=== THE EXERCISE ===
Transcribe the records below from the first line to the line that includes "math_hi90 = [-0.17, -0.55, -0.65, -1.05, -1.20, -2.43]", inclusive, and omit the pictures.

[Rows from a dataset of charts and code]
=====
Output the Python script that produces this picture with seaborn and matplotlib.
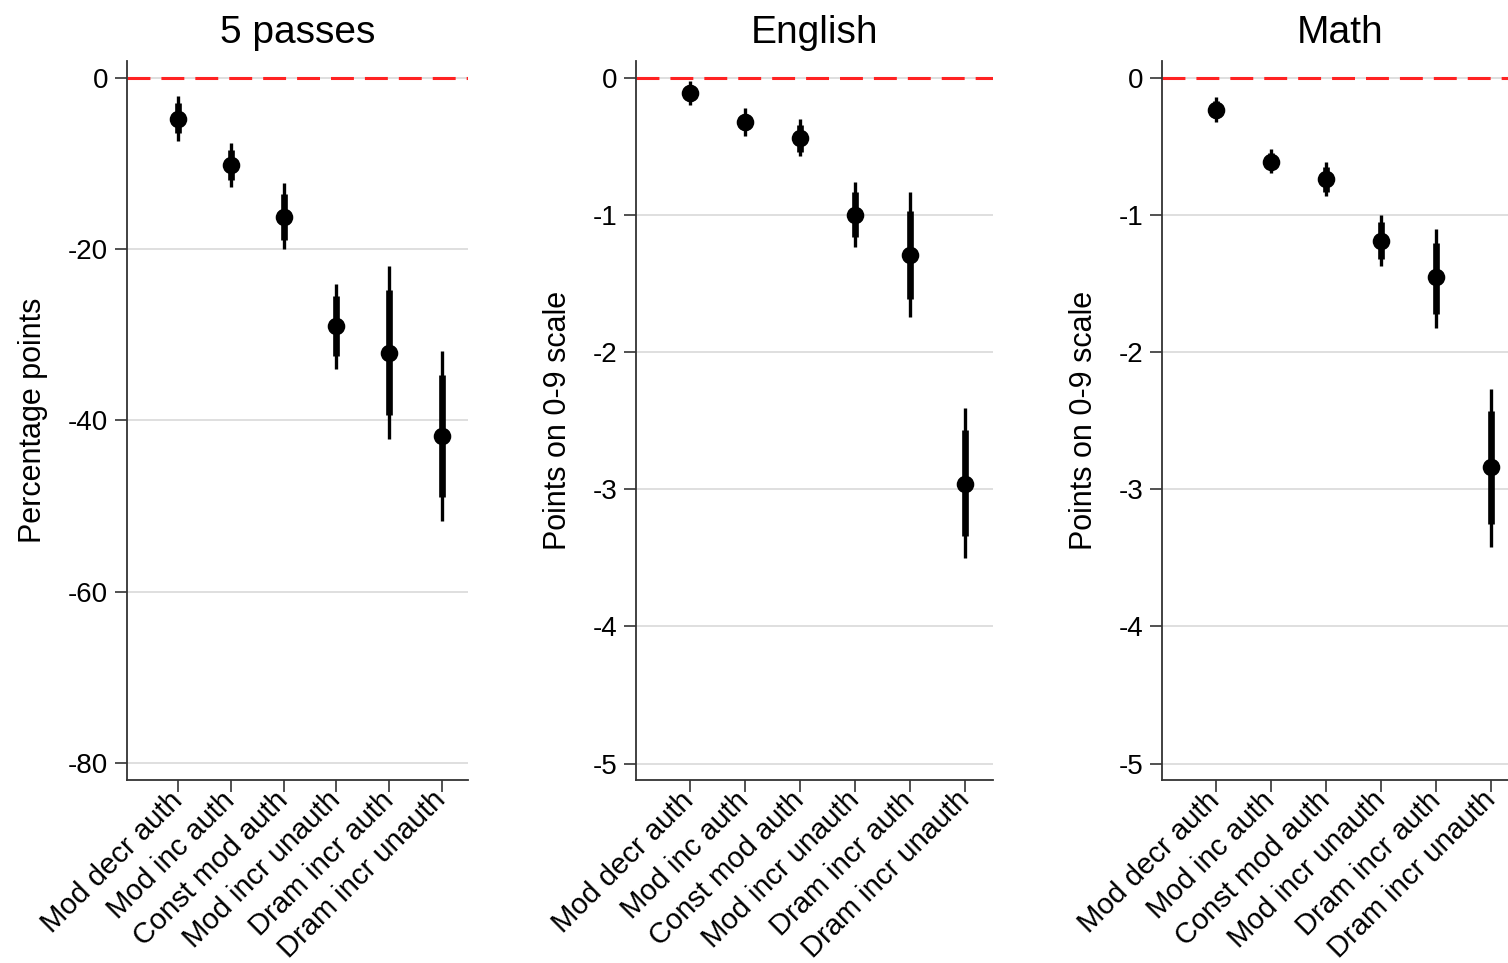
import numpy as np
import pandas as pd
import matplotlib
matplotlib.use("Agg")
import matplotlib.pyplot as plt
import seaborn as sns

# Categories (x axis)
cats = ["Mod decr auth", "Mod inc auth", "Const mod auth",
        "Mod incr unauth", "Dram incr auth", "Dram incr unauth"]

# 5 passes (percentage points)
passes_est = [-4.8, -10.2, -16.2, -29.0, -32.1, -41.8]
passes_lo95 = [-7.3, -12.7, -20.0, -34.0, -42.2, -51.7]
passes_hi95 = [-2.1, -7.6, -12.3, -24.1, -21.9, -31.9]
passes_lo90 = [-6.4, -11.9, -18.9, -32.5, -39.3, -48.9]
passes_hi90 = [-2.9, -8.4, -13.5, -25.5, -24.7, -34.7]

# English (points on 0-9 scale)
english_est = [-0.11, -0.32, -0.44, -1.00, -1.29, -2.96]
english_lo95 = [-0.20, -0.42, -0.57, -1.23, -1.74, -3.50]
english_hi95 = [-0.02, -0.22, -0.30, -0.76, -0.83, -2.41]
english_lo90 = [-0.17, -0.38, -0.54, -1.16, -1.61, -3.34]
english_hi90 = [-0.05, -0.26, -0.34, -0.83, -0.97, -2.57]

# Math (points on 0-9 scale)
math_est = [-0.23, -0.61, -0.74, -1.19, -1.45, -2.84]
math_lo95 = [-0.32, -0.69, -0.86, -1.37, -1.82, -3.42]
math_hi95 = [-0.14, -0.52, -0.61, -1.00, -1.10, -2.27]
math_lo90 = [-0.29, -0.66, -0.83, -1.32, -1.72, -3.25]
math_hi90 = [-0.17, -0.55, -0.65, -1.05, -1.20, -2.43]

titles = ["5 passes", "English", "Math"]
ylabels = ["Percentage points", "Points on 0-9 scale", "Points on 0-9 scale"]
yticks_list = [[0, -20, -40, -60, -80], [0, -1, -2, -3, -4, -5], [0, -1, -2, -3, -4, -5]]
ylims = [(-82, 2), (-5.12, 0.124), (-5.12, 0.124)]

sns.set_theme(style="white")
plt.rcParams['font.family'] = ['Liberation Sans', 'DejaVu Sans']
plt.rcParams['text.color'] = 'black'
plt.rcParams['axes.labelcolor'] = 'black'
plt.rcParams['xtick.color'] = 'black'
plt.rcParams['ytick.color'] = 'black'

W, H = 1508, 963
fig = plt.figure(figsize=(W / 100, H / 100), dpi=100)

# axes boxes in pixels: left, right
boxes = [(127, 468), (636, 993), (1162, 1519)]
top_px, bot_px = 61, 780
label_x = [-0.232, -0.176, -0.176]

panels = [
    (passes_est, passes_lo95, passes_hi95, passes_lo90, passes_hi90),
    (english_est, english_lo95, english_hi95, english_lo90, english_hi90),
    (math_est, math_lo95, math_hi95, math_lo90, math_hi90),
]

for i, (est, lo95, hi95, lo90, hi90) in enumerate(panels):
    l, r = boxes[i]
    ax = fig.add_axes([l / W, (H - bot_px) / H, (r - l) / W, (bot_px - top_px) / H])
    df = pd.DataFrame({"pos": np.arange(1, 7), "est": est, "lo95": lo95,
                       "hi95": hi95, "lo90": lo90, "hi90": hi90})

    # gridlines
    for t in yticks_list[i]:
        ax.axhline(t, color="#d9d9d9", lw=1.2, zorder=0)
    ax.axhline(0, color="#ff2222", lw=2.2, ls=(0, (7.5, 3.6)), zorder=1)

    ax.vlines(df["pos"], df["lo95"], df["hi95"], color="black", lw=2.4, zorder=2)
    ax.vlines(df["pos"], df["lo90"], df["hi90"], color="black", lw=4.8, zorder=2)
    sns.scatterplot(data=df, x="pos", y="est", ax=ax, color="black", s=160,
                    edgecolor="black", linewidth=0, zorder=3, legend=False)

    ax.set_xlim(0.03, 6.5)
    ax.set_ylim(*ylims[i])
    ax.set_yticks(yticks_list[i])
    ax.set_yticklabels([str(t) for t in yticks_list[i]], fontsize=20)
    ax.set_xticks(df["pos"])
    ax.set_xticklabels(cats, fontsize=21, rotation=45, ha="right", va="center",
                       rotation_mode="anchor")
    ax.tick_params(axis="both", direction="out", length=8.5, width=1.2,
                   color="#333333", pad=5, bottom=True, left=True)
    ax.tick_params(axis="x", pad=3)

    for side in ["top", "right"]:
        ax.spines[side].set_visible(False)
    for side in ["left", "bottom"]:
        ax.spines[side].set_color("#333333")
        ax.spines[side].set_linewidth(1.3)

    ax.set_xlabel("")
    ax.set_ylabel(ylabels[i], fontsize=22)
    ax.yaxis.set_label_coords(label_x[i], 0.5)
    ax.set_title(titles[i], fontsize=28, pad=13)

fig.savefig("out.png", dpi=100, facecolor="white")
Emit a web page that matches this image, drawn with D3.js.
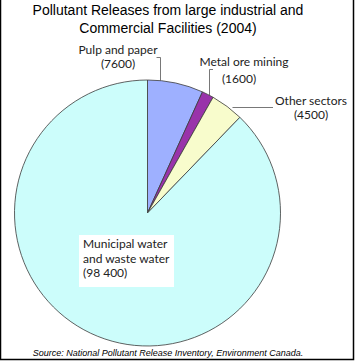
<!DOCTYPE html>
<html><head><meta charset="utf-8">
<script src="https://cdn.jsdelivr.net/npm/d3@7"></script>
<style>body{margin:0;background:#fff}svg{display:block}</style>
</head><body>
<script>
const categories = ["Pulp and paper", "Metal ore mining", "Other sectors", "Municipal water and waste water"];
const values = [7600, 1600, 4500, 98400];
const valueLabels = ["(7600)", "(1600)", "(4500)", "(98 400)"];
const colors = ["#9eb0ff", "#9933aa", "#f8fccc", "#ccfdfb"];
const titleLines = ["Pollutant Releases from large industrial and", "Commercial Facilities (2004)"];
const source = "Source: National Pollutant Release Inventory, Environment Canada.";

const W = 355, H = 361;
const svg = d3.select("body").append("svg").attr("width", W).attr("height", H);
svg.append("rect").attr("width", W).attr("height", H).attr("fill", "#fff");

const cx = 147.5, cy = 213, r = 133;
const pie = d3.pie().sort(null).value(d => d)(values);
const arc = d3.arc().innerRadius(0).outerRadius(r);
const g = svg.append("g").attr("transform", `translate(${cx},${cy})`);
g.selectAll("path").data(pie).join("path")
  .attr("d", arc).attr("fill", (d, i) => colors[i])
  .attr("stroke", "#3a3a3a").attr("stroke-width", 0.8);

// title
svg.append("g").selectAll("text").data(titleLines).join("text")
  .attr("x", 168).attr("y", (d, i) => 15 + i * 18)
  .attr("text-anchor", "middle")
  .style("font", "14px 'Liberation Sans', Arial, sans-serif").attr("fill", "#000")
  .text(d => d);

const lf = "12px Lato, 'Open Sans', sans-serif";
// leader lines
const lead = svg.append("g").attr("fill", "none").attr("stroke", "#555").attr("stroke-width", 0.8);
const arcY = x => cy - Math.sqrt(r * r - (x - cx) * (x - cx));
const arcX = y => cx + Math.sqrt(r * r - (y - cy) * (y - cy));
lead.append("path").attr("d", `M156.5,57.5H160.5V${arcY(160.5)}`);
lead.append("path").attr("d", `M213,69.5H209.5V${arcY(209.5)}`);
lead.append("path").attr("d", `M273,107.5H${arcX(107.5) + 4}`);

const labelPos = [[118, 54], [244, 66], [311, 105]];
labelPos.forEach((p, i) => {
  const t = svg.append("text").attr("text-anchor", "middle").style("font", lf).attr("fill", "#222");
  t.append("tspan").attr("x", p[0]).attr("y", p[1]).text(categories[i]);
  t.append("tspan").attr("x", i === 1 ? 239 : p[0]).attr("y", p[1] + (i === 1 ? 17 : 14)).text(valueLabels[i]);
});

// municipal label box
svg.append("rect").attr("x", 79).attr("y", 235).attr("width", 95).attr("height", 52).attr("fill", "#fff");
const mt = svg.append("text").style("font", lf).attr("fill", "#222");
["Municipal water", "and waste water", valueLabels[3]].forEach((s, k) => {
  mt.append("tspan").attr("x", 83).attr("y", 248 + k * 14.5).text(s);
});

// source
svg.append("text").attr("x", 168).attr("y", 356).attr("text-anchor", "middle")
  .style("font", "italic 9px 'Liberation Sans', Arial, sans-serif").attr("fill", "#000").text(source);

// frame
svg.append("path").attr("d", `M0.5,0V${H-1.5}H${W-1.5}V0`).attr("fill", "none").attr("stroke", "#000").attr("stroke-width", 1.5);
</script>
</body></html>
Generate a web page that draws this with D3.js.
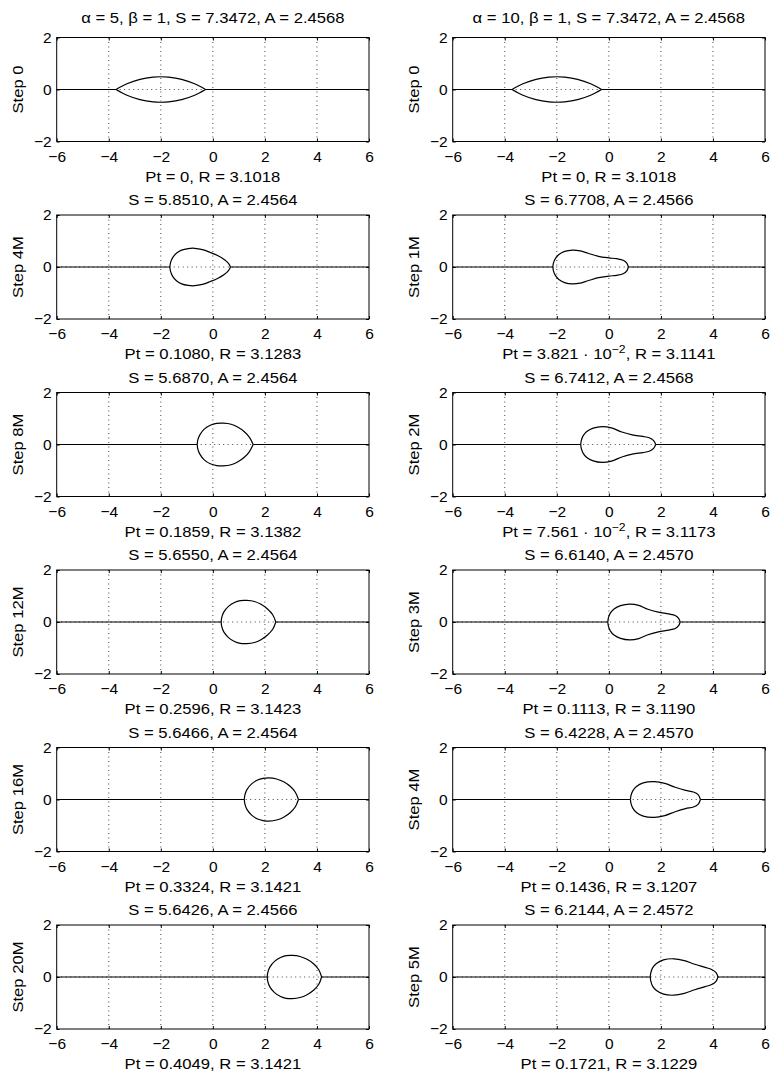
=====
=== WORKED SOLUTION ===
Output the Python script that produces this picture with seaborn and matplotlib.
import numpy as np
import pandas as pd
import matplotlib
matplotlib.use("Agg")
import matplotlib.pyplot as plt
import seaborn as sns

# Categories (x axis)
cats = ["Mod decr auth", "Mod inc auth", "Const mod auth",
        "Mod incr unauth", "Dram incr auth", "Dram incr unauth"]

# 5 passes (percentage points)
passes_est = [-4.8, -10.2, -16.2, -29.0, -32.1, -41.8]
passes_lo95 = [-7.3, -12.7, -20.0, -34.0, -42.2, -51.7]
passes_hi95 = [-2.1, -7.6, -12.3, -24.1, -21.9, -31.9]
passes_lo90 = [-6.4, -11.9, -18.9, -32.5, -39.3, -48.9]
passes_hi90 = [-2.9, -8.4, -13.5, -25.5, -24.7, -34.7]

# English (points on 0-9 scale)
english_est = [-0.11, -0.32, -0.44, -1.00, -1.29, -2.96]
english_lo95 = [-0.20, -0.42, -0.57, -1.23, -1.74, -3.50]
english_hi95 = [-0.02, -0.22, -0.30, -0.76, -0.83, -2.41]
english_lo90 = [-0.17, -0.38, -0.54, -1.16, -1.61, -3.34]
english_hi90 = [-0.05, -0.26, -0.34, -0.83, -0.97, -2.57]

# Math (points on 0-9 scale)
math_est = [-0.23, -0.61, -0.74, -1.19, -1.45, -2.84]
math_lo95 = [-0.32, -0.69, -0.86, -1.37, -1.82, -3.42]
math_hi95 = [-0.14, -0.52, -0.61, -1.00, -1.10, -2.27]
math_lo90 = [-0.29, -0.66, -0.83, -1.32, -1.72, -3.25]
math_hi90 = [-0.17, -0.55, -0.65, -1.05, -1.20, -2.43]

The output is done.